Saturday, September 17, 2022

Poetry by Warsan Shire

I am working hard to add an acceptable number of poetry books on my reading list. Although I don´t see myself reading poetry any time sooner, I take the literary challenge as a smooth way to open up my mind and soul to different types of narratives. Poetry was not a constant presence into my life and I am happy to welcome it and the beautiful poets I had the chance to discover in the last months.

Kenyan-born London-based Somali poet Warsan Shire was on my reading list for a long time. Not only because I have never read something written by a Somali author, or because of her Beyoncé fame - as she collaborated to her Lemonade 2016 album - but due to the take on otherness and being an immigrant against one´s wish in the midst of a world that doesn´t want and like you. It´s the fate of the immigrant in general, no matter where, and I was curious to read her interpretation of this painful condition.

I got to know her writing through two particular collections.


Our Men Do Not Belong to Us


I am glad I started with this relatively less known collection. It stuck me as an intellectual earthquake. How one can read with such a bloody - full of blood, as in being hit by the fist of a skinhead - lucidity about the immigrant condition. The verse ´No one leaves home unless home is the mouth of a shark´ is an ode to all those who left their homes fighting for their lives and their freedom and away from wars and religious police. 

´Look at all those bodioes foaming at the mouth with bodies broken and desperate´ defines the new border encounters. Our old Europe without borders is bordered with refugee bodies desperate to be let in. Those ´wearing´ the war ´on their skin´ are not wanted, their existence is defined by the bureaucratic definition of their bodies and freedom. They are a number aiming at a request that soullessly can be rejected based on the legal text, not on the human intention. Reduced to a number, a piece of paper, the body evades, is missed in action. ´Sometimes, it feels like someone else is wearing my body´. 

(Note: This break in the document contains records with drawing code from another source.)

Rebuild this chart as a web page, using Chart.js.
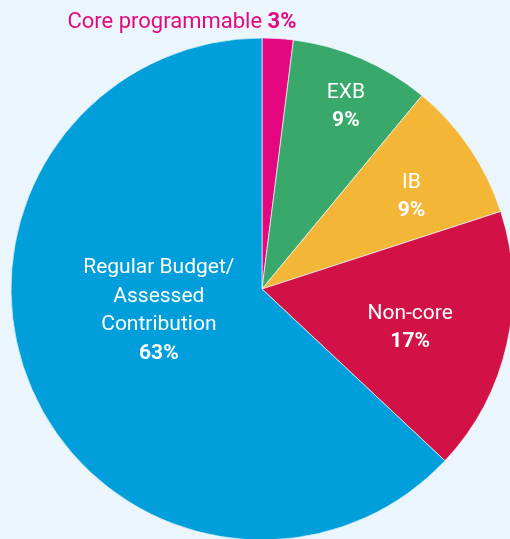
<!DOCTYPE html>
<html>
<head>
<meta charset="utf-8">
<script src="https://cdn.jsdelivr.net/npm/chart.js@4"></script>
<style>
  html, body { margin: 0; padding: 0; background: #ebf6fc; overflow: hidden; }
  #chart { display: block; }
</style>
</head>
<body>
<canvas id="chart" width="510" height="539"></canvas>
<script>
// clockwise from 12 o'clock
const categories = ['Core programmable', 'EXB', 'IB', 'Non-core', 'Regular Budget/\nAssessed\nContribution'];
const shares = [2, 9, 9, 17, 63];
const shareLabels = ['3%', '9%', '9%', '17%', '63%'];
const colors = ['#e5077f', '#39a96b', '#f3b637', '#d21246', '#009edb'];

// where each label sits: fraction of radius, angle nudge in degrees
const labelSpots = [null, { r: 0.80, da: 1.3 }, { r: 0.70, da: 2.5 }, { r: 0.61, da: 2 }, { r: 0.42, da: 11.5 }];
const FONT = 'Roboto, "Noto Sans", sans-serif';

const sliceLabels = {
  id: 'sliceLabels',
  afterDatasetsDraw(chart) {
    const ctx = chart.ctx;
    const arcs = chart.getDatasetMeta(0).data;
    ctx.save();
    ctx.textBaseline = 'middle';
    arcs.forEach((arc, i) => {
      const { x, y, startAngle, endAngle, outerRadius } = arc.getProps(['x', 'y', 'startAngle', 'endAngle', 'outerRadius'], true);
      if (i === 0) {
        // small slice: label sits outside, above the pie
        const ex = x + Math.cos(endAngle) * outerRadius + 3;
        const ty = y - outerRadius - 16;
        ctx.font = 'bold 22px ' + FONT;
        const pw = ctx.measureText(shareLabels[i]).width;
        ctx.fillStyle = colors[0];
        ctx.textAlign = 'right';
        ctx.fillText(shareLabels[i], ex, ty);
        ctx.font = '22px ' + FONT;
        ctx.fillText(categories[i] + ' ', ex - pw, ty);
        return;
      }
      const spot = labelSpots[i];
      const mid = (startAngle + endAngle) / 2 + spot.da * Math.PI / 180;
      const cx = x + Math.cos(mid) * outerRadius * spot.r;
      const cy = y + Math.sin(mid) * outerRadius * spot.r;
      const lines = categories[i].split('\n');
      const lh = 28.5;
      const total = lines.length + 1;
      let ly = cy - (total - 1) * lh / 2;
      ctx.fillStyle = '#ffffff';
      ctx.textAlign = 'center';
      ctx.font = '21px ' + FONT;
      lines.forEach(l => {
        ctx.fillText(l, cx, ly);
        ly += lh;
      });
      ctx.font = 'bold 21px ' + FONT;
      ctx.fillText(shareLabels[i], cx, ly);
    });
    ctx.restore();
  }
};

const ctx = document.getElementById('chart').getContext('2d');
const chart = new Chart(ctx, {
  type: 'pie',
  data: {
    labels: categories,
    datasets: [{
      data: shares,
      backgroundColor: colors,
      borderColor: 'rgba(235,246,252,0.7)',
      borderWidth: 1,
      radius: 251
    }]
  },
  options: {
    responsive: false,
    animation: false,
    layout: { padding: { left: 14, right: 0, top: 39, bottom: 0 } },
    plugins: {
      legend: { display: false },
      tooltip: { enabled: false }
    }
  },
  plugins: [sliceLabels]
});
</script>
</body>
</html>
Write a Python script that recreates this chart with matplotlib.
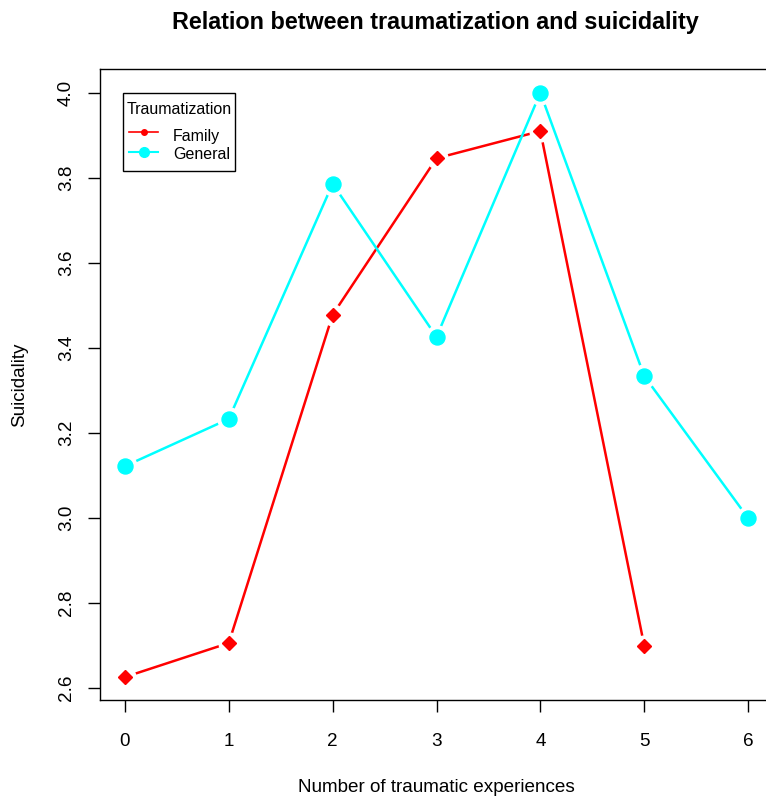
import matplotlib
matplotlib.use("Agg")
import matplotlib.pyplot as plt
from matplotlib.lines import Line2D
from matplotlib.patches import Rectangle

plt.rcParams['font.family'] = ['Liberation Sans', 'DejaVu Sans']

experiences = [0, 1, 2, 3, 4, 5, 6]
family_x = [0, 1, 2, 3, 4, 5]
family = [2.626, 2.706, 3.478, 3.846, 3.910, 2.700]
general_x = [0, 1, 2, 3, 4, 5, 6]
general = [3.122, 3.233, 3.786, 3.426, 4.000, 3.334, 3.000]
yticks = [2.6, 2.8, 3.0, 3.2, 3.4, 3.6, 3.8, 4.0]
legend_title = "Traumatization"
legend_labels = ["Family", "General"]

W, H = 766, 800
fig = plt.figure(figsize=(W / 100, H / 100), dpi=100)
ax = fig.add_axes([100/W, 100/H, 673/W, 631/H])

def px(x, y):
    # pixel position (from top left) -> figure fraction
    return x / W, 1 - y / H

# lines, then white halos to get the R type="b" gaps, then the markers
ax.plot(family_x, family, color='red', lw=1.8, zorder=2)
ax.plot(general_x, general, color='cyan', lw=1.8, zorder=2)
ax.plot(family_x, family, ls='none', marker='o', ms=15, color='white', zorder=3)
ax.plot(general_x, general, ls='none', marker='o', ms=16.5, color='white', zorder=3)
ax.plot(family_x, family, ls='none', marker='D', ms=6.8, color='red', zorder=4)
ax.plot(general_x, general, ls='none', marker='o', ms=10.8, color='cyan', zorder=4)

ax.set_xlim(-0.24, 6.24)
ax.set_ylim(2.572, 4.056)
ax.set_xticks(experiences)
ax.set_yticks(yticks)
ax.set_yticklabels([f"{v:.1f}" for v in yticks], rotation=90, va='center')
ax.tick_params(direction='out', length=8.6, width=1, labelsize=13.6)
ax.tick_params(axis='x', pad=15)
ax.tick_params(axis='y', pad=9.5)
for s in ax.spines.values():
    s.set_linewidth(1)

ax.set_xlabel("Number of traumatic experiences", fontsize=13.6)
ax.xaxis.label.set_va('center')
ax.xaxis.set_label_coords(0.5, -0.138)
ax.set_ylabel("Suicidality", fontsize=13.6)
ax.yaxis.label.set_va('center')
ax.yaxis.set_label_coords(-0.119, 0.5)

fig.text(*px(435, 22), "Relation between traumatization and suicidality",
         fontsize=16.8, fontweight='bold', ha='center', va='center')

# legend drawn by hand, R style
x0, y0 = px(123, 171)
x1, y1 = px(235, 93)
fig.add_artist(Rectangle((x0, y0), x1 - x0, y1 - y0, transform=fig.transFigure,
                         facecolor='white', edgecolor='black', lw=1, zorder=5))
fig.text(*px(127, 114), legend_title, fontsize=11.5, va='baseline', zorder=6)
leg_styles = [('red', 1.2, 4), ('cyan', 1.5, 7)]
for i, (lab, (c, lw, ms)) in enumerate(zip(legend_labels, leg_styles)):
    ly = 132 + 20 * i
    (ax0, ayy), (ax1, _) = px(129, ly), px(158, ly)
    fig.add_artist(Line2D([ax0, ax1], [ayy, ayy], transform=fig.transFigure,
                          color=c, lw=lw, zorder=6))
    fig.add_artist(Line2D([(ax0 + ax1) / 2], [ayy], transform=fig.transFigure,
                          color=c, marker='o', ms=ms, ls='none', zorder=6))
    fig.text(*px(173, 141 + 18 * i), lab, fontsize=11.5, va='baseline', zorder=6)

fig.savefig("out.png", dpi=100)
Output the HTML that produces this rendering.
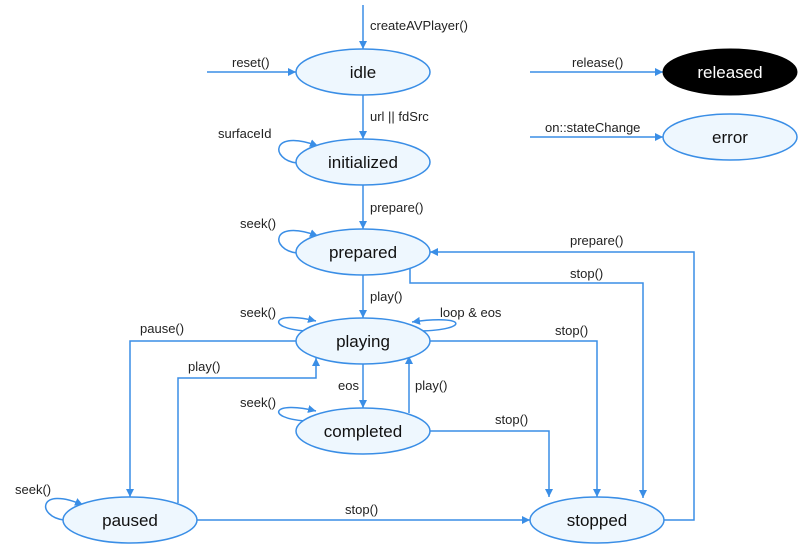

Bless the Daugher Raised by a Voice in Her Head


The length poetry collection, I had access to as audiobook read by the author, continues the cruel wandering of a body forced to co-exist in the wrong place with all the wrongdoings did to its soul. There are short stanzas that do not avoid to say the truth, to open up the wounds of the immigrant existence, in and beyond the deportation centres and foreigner´s offices.

There are no success stories or models of co-existence, projections of societies that afford the denial of not acknowledging the individual heartbreaks. And indeed, there is something like a ´refugee heart´.

Most probably I need to read again and again Warsan´s poetry. Poetry in general, good poetry, needs to be repeated as each time it may bring to light more and more pieces of soul secrets.